>> start Task input
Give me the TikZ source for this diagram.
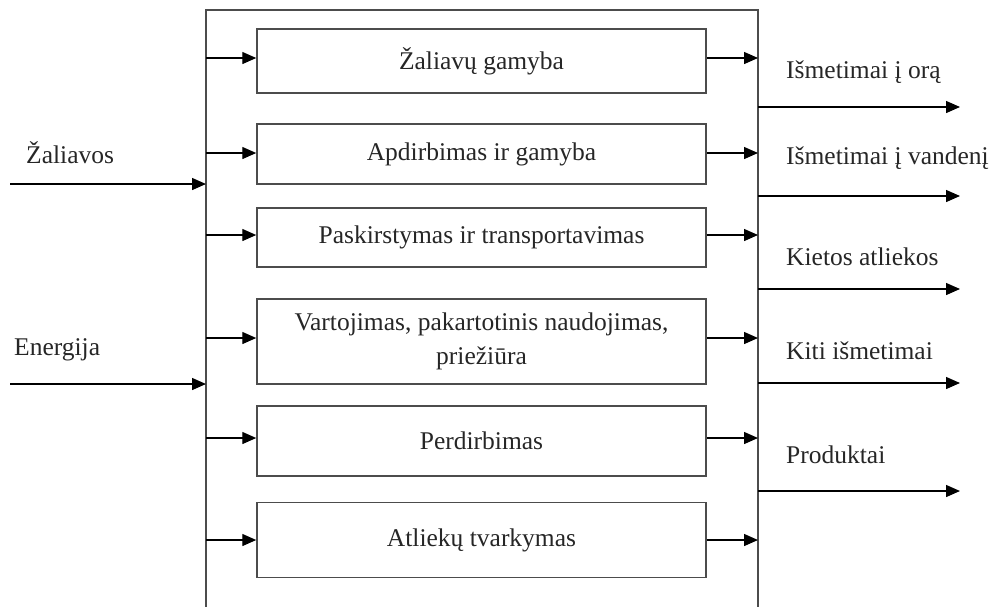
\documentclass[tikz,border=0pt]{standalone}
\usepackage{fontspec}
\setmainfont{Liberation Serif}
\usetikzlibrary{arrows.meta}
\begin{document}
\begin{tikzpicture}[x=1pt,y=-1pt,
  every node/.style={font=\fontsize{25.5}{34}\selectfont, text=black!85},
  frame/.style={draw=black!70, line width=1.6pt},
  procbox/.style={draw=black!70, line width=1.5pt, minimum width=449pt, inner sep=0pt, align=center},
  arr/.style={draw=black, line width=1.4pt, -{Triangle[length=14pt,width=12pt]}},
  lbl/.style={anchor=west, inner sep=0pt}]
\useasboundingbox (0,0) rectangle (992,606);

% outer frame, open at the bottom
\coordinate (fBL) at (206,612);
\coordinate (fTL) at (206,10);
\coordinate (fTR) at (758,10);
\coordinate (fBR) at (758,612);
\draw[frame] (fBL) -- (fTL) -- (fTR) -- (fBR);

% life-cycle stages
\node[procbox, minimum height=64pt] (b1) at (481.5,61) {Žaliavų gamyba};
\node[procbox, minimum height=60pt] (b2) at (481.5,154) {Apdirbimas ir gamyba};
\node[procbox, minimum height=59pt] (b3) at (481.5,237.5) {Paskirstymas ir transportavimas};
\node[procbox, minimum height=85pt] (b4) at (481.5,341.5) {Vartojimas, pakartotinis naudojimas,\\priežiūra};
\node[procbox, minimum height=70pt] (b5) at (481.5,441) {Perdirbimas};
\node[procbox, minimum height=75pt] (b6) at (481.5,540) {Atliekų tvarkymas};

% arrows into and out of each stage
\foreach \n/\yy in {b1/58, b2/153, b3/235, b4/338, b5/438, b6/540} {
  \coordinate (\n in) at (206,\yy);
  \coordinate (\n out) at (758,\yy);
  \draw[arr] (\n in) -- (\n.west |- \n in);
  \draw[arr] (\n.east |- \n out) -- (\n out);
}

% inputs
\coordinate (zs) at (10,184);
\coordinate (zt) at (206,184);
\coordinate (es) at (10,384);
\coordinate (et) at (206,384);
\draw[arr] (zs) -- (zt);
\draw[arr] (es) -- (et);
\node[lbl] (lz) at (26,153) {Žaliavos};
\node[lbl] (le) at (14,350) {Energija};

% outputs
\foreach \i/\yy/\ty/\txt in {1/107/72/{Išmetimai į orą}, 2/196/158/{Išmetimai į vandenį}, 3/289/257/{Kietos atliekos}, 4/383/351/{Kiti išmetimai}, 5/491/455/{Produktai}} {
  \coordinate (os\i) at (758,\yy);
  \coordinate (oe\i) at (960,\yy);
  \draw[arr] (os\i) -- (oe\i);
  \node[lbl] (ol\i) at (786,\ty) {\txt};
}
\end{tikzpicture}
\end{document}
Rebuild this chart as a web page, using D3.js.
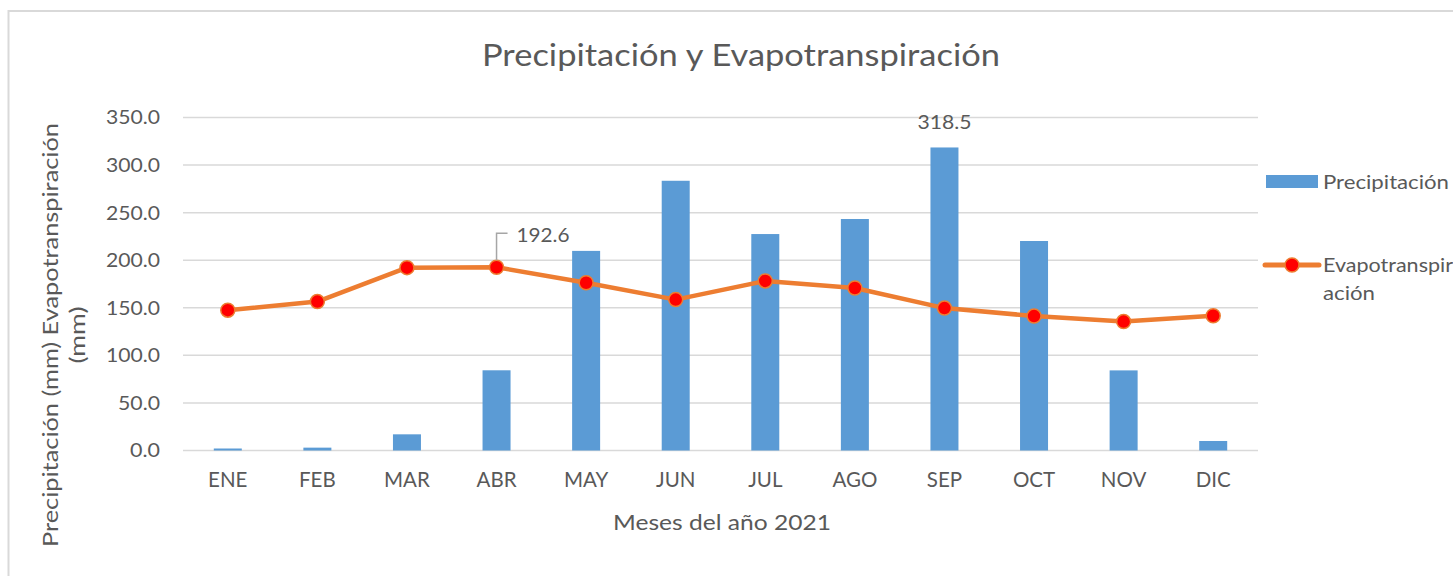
>> end Task input
#### What the task requires:
Find and copy every line in the entries above where the string "this" occurs.

#### Expected answer:
Give me the TikZ source for this diagram.
Rebuild this chart as a web page, using D3.js.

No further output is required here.